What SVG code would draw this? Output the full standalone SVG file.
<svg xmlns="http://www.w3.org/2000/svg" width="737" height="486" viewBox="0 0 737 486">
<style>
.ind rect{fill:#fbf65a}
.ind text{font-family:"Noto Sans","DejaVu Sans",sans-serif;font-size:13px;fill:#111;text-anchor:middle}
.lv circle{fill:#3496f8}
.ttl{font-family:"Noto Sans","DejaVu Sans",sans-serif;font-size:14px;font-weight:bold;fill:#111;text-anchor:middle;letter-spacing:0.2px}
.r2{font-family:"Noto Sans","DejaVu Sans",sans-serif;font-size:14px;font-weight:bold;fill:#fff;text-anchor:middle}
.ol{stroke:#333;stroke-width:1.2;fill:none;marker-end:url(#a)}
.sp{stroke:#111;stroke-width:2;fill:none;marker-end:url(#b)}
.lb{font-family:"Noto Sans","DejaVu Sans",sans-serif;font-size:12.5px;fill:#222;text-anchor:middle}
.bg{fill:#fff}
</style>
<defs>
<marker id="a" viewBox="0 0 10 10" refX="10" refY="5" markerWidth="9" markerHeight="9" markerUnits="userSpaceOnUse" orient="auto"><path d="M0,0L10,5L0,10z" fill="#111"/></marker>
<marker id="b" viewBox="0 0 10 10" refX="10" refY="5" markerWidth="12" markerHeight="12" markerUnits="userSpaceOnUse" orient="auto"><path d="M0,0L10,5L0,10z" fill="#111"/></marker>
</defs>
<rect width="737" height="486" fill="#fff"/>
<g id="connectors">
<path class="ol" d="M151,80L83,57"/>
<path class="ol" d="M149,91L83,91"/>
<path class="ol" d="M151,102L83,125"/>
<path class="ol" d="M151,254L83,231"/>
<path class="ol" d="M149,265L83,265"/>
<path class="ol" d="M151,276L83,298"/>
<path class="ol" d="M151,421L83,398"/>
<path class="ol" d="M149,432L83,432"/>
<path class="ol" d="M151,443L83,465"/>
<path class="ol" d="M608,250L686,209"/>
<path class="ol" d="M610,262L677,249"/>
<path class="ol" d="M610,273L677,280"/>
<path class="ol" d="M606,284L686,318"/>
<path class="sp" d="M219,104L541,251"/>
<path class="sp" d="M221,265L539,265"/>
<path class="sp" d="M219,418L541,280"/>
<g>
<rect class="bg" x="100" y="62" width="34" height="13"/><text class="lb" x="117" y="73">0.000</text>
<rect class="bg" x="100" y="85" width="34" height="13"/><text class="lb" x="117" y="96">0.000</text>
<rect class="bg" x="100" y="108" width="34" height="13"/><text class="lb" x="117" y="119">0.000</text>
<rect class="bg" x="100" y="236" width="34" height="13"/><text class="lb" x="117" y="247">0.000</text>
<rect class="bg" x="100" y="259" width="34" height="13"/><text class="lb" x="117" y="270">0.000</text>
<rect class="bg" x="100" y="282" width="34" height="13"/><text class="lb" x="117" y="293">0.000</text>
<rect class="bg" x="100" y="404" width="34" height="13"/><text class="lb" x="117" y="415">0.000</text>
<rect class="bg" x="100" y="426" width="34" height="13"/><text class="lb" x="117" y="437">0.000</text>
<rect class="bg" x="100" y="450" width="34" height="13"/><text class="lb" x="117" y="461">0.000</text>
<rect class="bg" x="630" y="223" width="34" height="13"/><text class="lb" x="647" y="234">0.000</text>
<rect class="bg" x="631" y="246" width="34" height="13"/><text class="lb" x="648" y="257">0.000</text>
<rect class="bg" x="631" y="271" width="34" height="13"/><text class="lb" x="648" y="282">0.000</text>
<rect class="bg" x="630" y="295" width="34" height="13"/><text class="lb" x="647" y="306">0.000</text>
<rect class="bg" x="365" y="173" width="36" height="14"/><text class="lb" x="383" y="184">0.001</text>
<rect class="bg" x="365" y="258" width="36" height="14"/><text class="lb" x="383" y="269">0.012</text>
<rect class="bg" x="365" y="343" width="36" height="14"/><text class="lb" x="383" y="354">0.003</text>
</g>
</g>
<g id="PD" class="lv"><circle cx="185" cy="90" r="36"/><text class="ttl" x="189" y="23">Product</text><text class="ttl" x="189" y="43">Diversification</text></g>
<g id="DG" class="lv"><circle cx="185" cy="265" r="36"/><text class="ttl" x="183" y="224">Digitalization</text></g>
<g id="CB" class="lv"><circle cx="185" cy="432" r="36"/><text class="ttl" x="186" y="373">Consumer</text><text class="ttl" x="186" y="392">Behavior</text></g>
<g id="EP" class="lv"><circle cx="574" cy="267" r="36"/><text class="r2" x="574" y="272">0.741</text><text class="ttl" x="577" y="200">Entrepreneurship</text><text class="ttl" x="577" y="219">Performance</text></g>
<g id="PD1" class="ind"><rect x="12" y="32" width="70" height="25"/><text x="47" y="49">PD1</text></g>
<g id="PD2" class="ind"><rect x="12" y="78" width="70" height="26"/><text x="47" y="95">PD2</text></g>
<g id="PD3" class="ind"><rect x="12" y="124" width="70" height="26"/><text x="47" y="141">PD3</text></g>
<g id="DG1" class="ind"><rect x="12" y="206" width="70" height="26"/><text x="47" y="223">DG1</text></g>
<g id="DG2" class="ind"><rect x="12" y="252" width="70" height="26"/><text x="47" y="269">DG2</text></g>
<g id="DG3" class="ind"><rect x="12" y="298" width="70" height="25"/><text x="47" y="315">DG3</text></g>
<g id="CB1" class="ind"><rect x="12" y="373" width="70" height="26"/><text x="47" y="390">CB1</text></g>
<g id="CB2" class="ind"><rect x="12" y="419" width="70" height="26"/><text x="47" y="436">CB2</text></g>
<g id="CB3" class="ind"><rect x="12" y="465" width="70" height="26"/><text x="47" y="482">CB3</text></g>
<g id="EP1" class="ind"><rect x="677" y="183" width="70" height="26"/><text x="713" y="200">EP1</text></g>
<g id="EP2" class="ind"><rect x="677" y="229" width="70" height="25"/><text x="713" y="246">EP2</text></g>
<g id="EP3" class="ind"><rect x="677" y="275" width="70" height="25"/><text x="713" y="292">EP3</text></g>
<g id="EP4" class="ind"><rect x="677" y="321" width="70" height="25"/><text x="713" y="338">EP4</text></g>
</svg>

****************************************

EXERCISE GOAL =>
Print the whole listing exactly as it is.

EXERCISE RESPONSE =>
What SVG code would draw this? Output the full standalone SVG file.
<svg xmlns="http://www.w3.org/2000/svg" width="737" height="486" viewBox="0 0 737 486">
<style>
.ind rect{fill:#fbf65a}
.ind text{font-family:"Noto Sans","DejaVu Sans",sans-serif;font-size:13px;fill:#111;text-anchor:middle}
.lv circle{fill:#3496f8}
.ttl{font-family:"Noto Sans","DejaVu Sans",sans-serif;font-size:14px;font-weight:bold;fill:#111;text-anchor:middle;letter-spacing:0.2px}
.r2{font-family:"Noto Sans","DejaVu Sans",sans-serif;font-size:14px;font-weight:bold;fill:#fff;text-anchor:middle}
.ol{stroke:#333;stroke-width:1.2;fill:none;marker-end:url(#a)}
.sp{stroke:#111;stroke-width:2;fill:none;marker-end:url(#b)}
.lb{font-family:"Noto Sans","DejaVu Sans",sans-serif;font-size:12.5px;fill:#222;text-anchor:middle}
.bg{fill:#fff}
</style>
<defs>
<marker id="a" viewBox="0 0 10 10" refX="10" refY="5" markerWidth="9" markerHeight="9" markerUnits="userSpaceOnUse" orient="auto"><path d="M0,0L10,5L0,10z" fill="#111"/></marker>
<marker id="b" viewBox="0 0 10 10" refX="10" refY="5" markerWidth="12" markerHeight="12" markerUnits="userSpaceOnUse" orient="auto"><path d="M0,0L10,5L0,10z" fill="#111"/></marker>
</defs>
<rect width="737" height="486" fill="#fff"/>
<g id="connectors">
<path class="ol" d="M151,80L83,57"/>
<path class="ol" d="M149,91L83,91"/>
<path class="ol" d="M151,102L83,125"/>
<path class="ol" d="M151,254L83,231"/>
<path class="ol" d="M149,265L83,265"/>
<path class="ol" d="M151,276L83,298"/>
<path class="ol" d="M151,421L83,398"/>
<path class="ol" d="M149,432L83,432"/>
<path class="ol" d="M151,443L83,465"/>
<path class="ol" d="M608,250L686,209"/>
<path class="ol" d="M610,262L677,249"/>
<path class="ol" d="M610,273L677,280"/>
<path class="ol" d="M606,284L686,318"/>
<path class="sp" d="M219,104L541,251"/>
<path class="sp" d="M221,265L539,265"/>
<path class="sp" d="M219,418L541,280"/>
<g>
<rect class="bg" x="100" y="62" width="34" height="13"/><text class="lb" x="117" y="73">0.000</text>
<rect class="bg" x="100" y="85" width="34" height="13"/><text class="lb" x="117" y="96">0.000</text>
<rect class="bg" x="100" y="108" width="34" height="13"/><text class="lb" x="117" y="119">0.000</text>
<rect class="bg" x="100" y="236" width="34" height="13"/><text class="lb" x="117" y="247">0.000</text>
<rect class="bg" x="100" y="259" width="34" height="13"/><text class="lb" x="117" y="270">0.000</text>
<rect class="bg" x="100" y="282" width="34" height="13"/><text class="lb" x="117" y="293">0.000</text>
<rect class="bg" x="100" y="404" width="34" height="13"/><text class="lb" x="117" y="415">0.000</text>
<rect class="bg" x="100" y="426" width="34" height="13"/><text class="lb" x="117" y="437">0.000</text>
<rect class="bg" x="100" y="450" width="34" height="13"/><text class="lb" x="117" y="461">0.000</text>
<rect class="bg" x="630" y="223" width="34" height="13"/><text class="lb" x="647" y="234">0.000</text>
<rect class="bg" x="631" y="246" width="34" height="13"/><text class="lb" x="648" y="257">0.000</text>
<rect class="bg" x="631" y="271" width="34" height="13"/><text class="lb" x="648" y="282">0.000</text>
<rect class="bg" x="630" y="295" width="34" height="13"/><text class="lb" x="647" y="306">0.000</text>
<rect class="bg" x="365" y="173" width="36" height="14"/><text class="lb" x="383" y="184">0.001</text>
<rect class="bg" x="365" y="258" width="36" height="14"/><text class="lb" x="383" y="269">0.012</text>
<rect class="bg" x="365" y="343" width="36" height="14"/><text class="lb" x="383" y="354">0.003</text>
</g>
</g>
<g id="PD" class="lv"><circle cx="185" cy="90" r="36"/><text class="ttl" x="189" y="23">Product</text><text class="ttl" x="189" y="43">Diversification</text></g>
<g id="DG" class="lv"><circle cx="185" cy="265" r="36"/><text class="ttl" x="183" y="224">Digitalization</text></g>
<g id="CB" class="lv"><circle cx="185" cy="432" r="36"/><text class="ttl" x="186" y="373">Consumer</text><text class="ttl" x="186" y="392">Behavior</text></g>
<g id="EP" class="lv"><circle cx="574" cy="267" r="36"/><text class="r2" x="574" y="272">0.741</text><text class="ttl" x="577" y="200">Entrepreneurship</text><text class="ttl" x="577" y="219">Performance</text></g>
<g id="PD1" class="ind"><rect x="12" y="32" width="70" height="25"/><text x="47" y="49">PD1</text></g>
<g id="PD2" class="ind"><rect x="12" y="78" width="70" height="26"/><text x="47" y="95">PD2</text></g>
<g id="PD3" class="ind"><rect x="12" y="124" width="70" height="26"/><text x="47" y="141">PD3</text></g>
<g id="DG1" class="ind"><rect x="12" y="206" width="70" height="26"/><text x="47" y="223">DG1</text></g>
<g id="DG2" class="ind"><rect x="12" y="252" width="70" height="26"/><text x="47" y="269">DG2</text></g>
<g id="DG3" class="ind"><rect x="12" y="298" width="70" height="25"/><text x="47" y="315">DG3</text></g>
<g id="CB1" class="ind"><rect x="12" y="373" width="70" height="26"/><text x="47" y="390">CB1</text></g>
<g id="CB2" class="ind"><rect x="12" y="419" width="70" height="26"/><text x="47" y="436">CB2</text></g>
<g id="CB3" class="ind"><rect x="12" y="465" width="70" height="26"/><text x="47" y="482">CB3</text></g>
<g id="EP1" class="ind"><rect x="677" y="183" width="70" height="26"/><text x="713" y="200">EP1</text></g>
<g id="EP2" class="ind"><rect x="677" y="229" width="70" height="25"/><text x="713" y="246">EP2</text></g>
<g id="EP3" class="ind"><rect x="677" y="275" width="70" height="25"/><text x="713" y="292">EP3</text></g>
<g id="EP4" class="ind"><rect x="677" y="321" width="70" height="25"/><text x="713" y="338">EP4</text></g>
</svg>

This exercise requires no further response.